Supplied information:
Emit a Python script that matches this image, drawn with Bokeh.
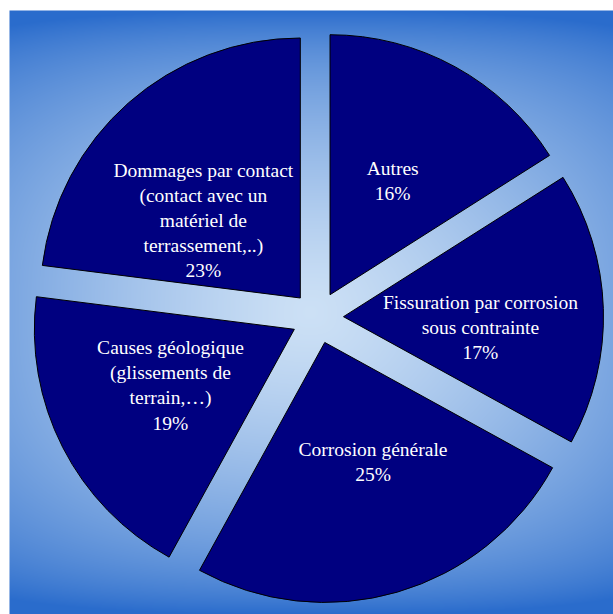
import numpy as np
from bokeh.plotting import figure
from bokeh.models import ColumnDataSource
from bokeh.embed import file_html
from bokeh.resources import INLINE
from bokeh.core.properties import value

# ---- data ----
categories = [
    "Autres",
    "Fissuration par corrosion\nsous contrainte",
    "Corrosion générale",
    "Causes géologique\n(glissements de\nterrain,…)",
    "Dommages par contact\n(contact avec un\nmatériel de\nterrassement,..)",
]
percent = [16, 17, 25, 19, 23]

# ---- layout / style ----
W, H = 613, 614
CX, CY = 317, 297          # pie centre (data units = px)
R = 260                     # pie radius
EXPLODE = 26                # slice offset
LABEL_R = 130               # label distance from slice apex
label_nudge = [(0, 0), (7, -15), (12, 5), (-8, 3), (-11, -20)]
SLICE = "#000080"

p = figure(width=W, height=H, x_range=(0, W), y_range=(0, H),
           output_backend="svg", toolbar_location=None, min_border=0)
p.axis.visible = False
p.grid.visible = False
p.outline_line_color = None
p.background_fill_color = "white"
p.border_fill_color = "white"

# background gradient (style only)
gx0, gy0 = 9, 0
gw, gh = 604, 604
GCX, GCY = 310, 302
xs = np.arange(gw) + 0.5 + gx0
ys = np.arange(gh) + 0.5 + gy0
X, Y = np.meshgrid(xs, ys)
ux = np.clip(np.abs(X - GCX) / 302, 0, 1)
uy = np.clip(np.abs(Y - GCY) / 302, 0, 1)
tx = 0.5 * ux ** 1.3
ty = 0.8 * uy ** 1.4 + 0.2 * uy ** 10
t = np.clip(np.sqrt(tx ** 2 + ty ** 2), 0, 1)
light = np.array([204, 224, 245], dtype=float)
dark = np.array([42, 108, 204], dtype=float)
rgb = light + t[..., None] * (dark - light)
img = np.zeros((gh, gw), dtype=np.uint32)
view = img.view(dtype=np.uint8).reshape((gh, gw, 4))
view[..., 0:3] = np.round(rgb).astype(np.uint8)
view[..., 3] = 255
p.image_rgba(image=[img], x=gx0, y=gy0, dw=gw, dh=gh)

# pie geometry from data
total = float(sum(percent))
cum = np.concatenate([[0], np.cumsum(percent)]) / total * 360.0
starts, ends, xs_, ys_, lx, ly, labels = [], [], [], [], [], [], []
for i, v in enumerate(percent):
    th1, th2 = cum[i], cum[i + 1]
    a_start = np.radians(90 - th2)
    a_end = np.radians(90 - th1)
    mid = np.radians(90 - (th1 + th2) / 2)
    x0 = CX + EXPLODE * np.cos(mid)
    y0 = CY + EXPLODE * np.sin(mid)
    starts.append(a_start)
    ends.append(a_end)
    xs_.append(x0)
    ys_.append(y0)
    lx.append(x0 + LABEL_R * np.cos(mid) + label_nudge[i][0])
    ly.append(y0 + LABEL_R * np.sin(mid) + label_nudge[i][1])
    labels.append(f"{categories[i]}\n{v}%")

src = ColumnDataSource(dict(x=xs_, y=ys_, start=starts, end=ends,
                            lx=lx, ly=ly, label=labels))
p.wedge(x="x", y="y", radius=R, start_angle="start", end_angle="end",
        direction="anticlock", fill_color=SLICE, line_color="black",
        line_width=1, source=src)
p.text(x="lx", y="ly", text="label", source=src, text_color="white",
       text_font=value("Liberation Serif"), text_font_size="19.5px",
       text_align="center", text_baseline="middle", text_line_height=1.2)

open("out.html", "w").write(file_html(p, INLINE))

Exercise brief: Skip the pictures and restate exactly the lines from the beginning of the listing to the line with "percent = [16, 17, 25, 19, 23]", that line included.

Result of the exercise:
Emit a Python script that matches this image, drawn with Bokeh.
import numpy as np
from bokeh.plotting import figure
from bokeh.models import ColumnDataSource
from bokeh.embed import file_html
from bokeh.resources import INLINE
from bokeh.core.properties import value

# ---- data ----
categories = [
    "Autres",
    "Fissuration par corrosion\nsous contrainte",
    "Corrosion générale",
    "Causes géologique\n(glissements de\nterrain,…)",
    "Dommages par contact\n(contact avec un\nmatériel de\nterrassement,..)",
]
percent = [16, 17, 25, 19, 23]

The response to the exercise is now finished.